Published November 7, 2016
The only thing that surpasses James Maynard’s passion for teaching is his love of poetry.
So in 1999, it came as no surprise that the former high school teacher swapped his chalkboard for a seat in the classroom, returning to school and eventually pursuing a doctorate in the UB Poetics Program.
Now, after 15 years of working with and around poets in Buffalo, Maynard has finally earned his dream job, becoming the seventh curator of UB’s Poetry Collection, home to one of the world’s largest collections of 20th- and 21st-century poetry in English.
He was promoted to the position after the retirement of the collection’s previous curator, Michael Basinski, who had served in the role since 2004.
“As all of us who have worked closely with Jim know he is an outstanding scholar, a magnanimous colleague and a superb advocate for the Poetry Collection and the University Libraries,” says H. Austin Booth, vice provost for the UB Libraries.
Among Maynard’s goals as curator are to expand access to materials through additional digital collections and to build out new collections, such as the recently implemented collection of visual poetry by female artists.
“And with any luck, I’ll be fortunate to be part of the Poetry Collection’s 100th anniversary in 2037,” he says.
Before assuming his role as curator, Maynard held various positions at the university, including assistant to the Robert Duncan Archive and adjunct instructor in the Department of English. After being appointed assistant curator of the Poetry Collection in 2009, he received tenure as associate curator in 2012 and was promoted to full librarian in 2015.
Maynard came to UB in 2001 to earn his doctorate after deciding his true passion lay in the scholarly criticism of poetry, rather than in creative writing.
In fact, he admits he hasn’t written a word of poetry since his master’s thesis.
“I felt like a spy there; a secret critic among the poets” he says, referring to his time at Temple University, where he earned a master’s degree in English and creative writing.
“What became apparent to me is that I enjoyed studying poetry from the point of view of the people who make it. I’m interested in their ideas about poetry, and its function and form. That influenced me to come to the UB Poetics Program; I enjoyed their perspective of language as makers.”
The main focus of Maynard’s research is the works of American poet Robert Duncan.
His first encounter with Duncan’s writing came as a doctoral student at UB at the recommendation of a professor who suggested the poet as someone he might enjoy. Maynard travelled to the Poetry Collection, which houses Duncan’s papers, to learn more about him and never left.
“I fell in love with Duncan and the nature of archival study at the same time,” he says. “His work, in his essays and in his poems, constantly projects a world that I would want to live in.”
Maynard has published widely on and edited a number of collections relating to Duncan, including the books, “Ground Work: Before the War/In the Dark,” “(Re:)Working the Ground: Essays on the Late Writings of Robert Duncan” and “Such Conjunctions: Robert Duncan, Jess, and Alberto de Lacerda.”
His edition of “Robert Duncan: Collected Essays and Other Prose” received the Poetry Foundation’s 2014 Pegasus Award for Poetry Criticism.
His next project is the upcoming book “Architect of Excess: Robert Duncan and the American Pragmatist Sublime,” an exploration of the different stages of Duncan’s writing career and how the poet was influenced by process philosophy and American pragmatism.
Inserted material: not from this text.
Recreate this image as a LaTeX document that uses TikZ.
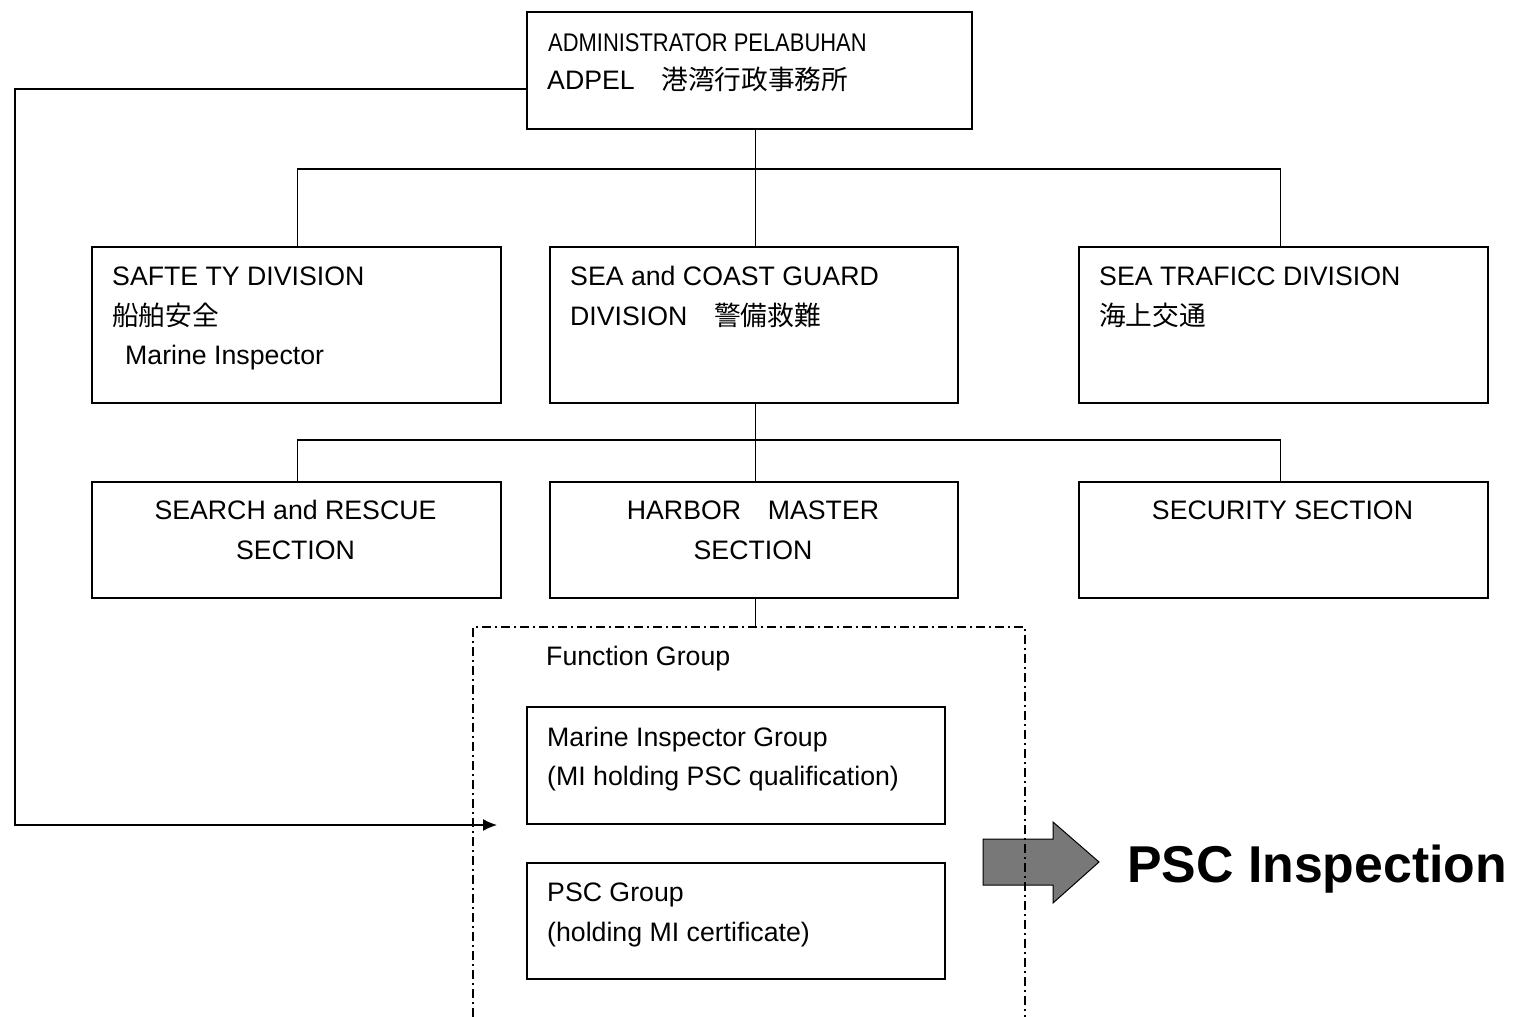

The book will be published in fall 2017 by the University of New Mexico Press.
Over his nearly 20-year career, Maynard has written or contributed to 13 books, authored more than 15 other publications and has presented his work nationally and internationally.
In addition to helping increase the Poetry Collection’s endowments, he has been awarded nearly $400,000 in grants from organizations that include the National Endowment for the Humanities, the Council on Libraries and Information Resources, and the Digital Humanities Initiative at Buffalo.
Maynard still finds time to teach at the university, although these days he provides mentoring and one-on-one instruction to doctoral students, rather than leading classes in lecture halls.
“Before I worked here as a graduate student, I didn’t even know that such a career was possible,” he says.
“Once I found out what this place is and what it does — as a research and teaching collection — I didn’t want to be anywhere else.”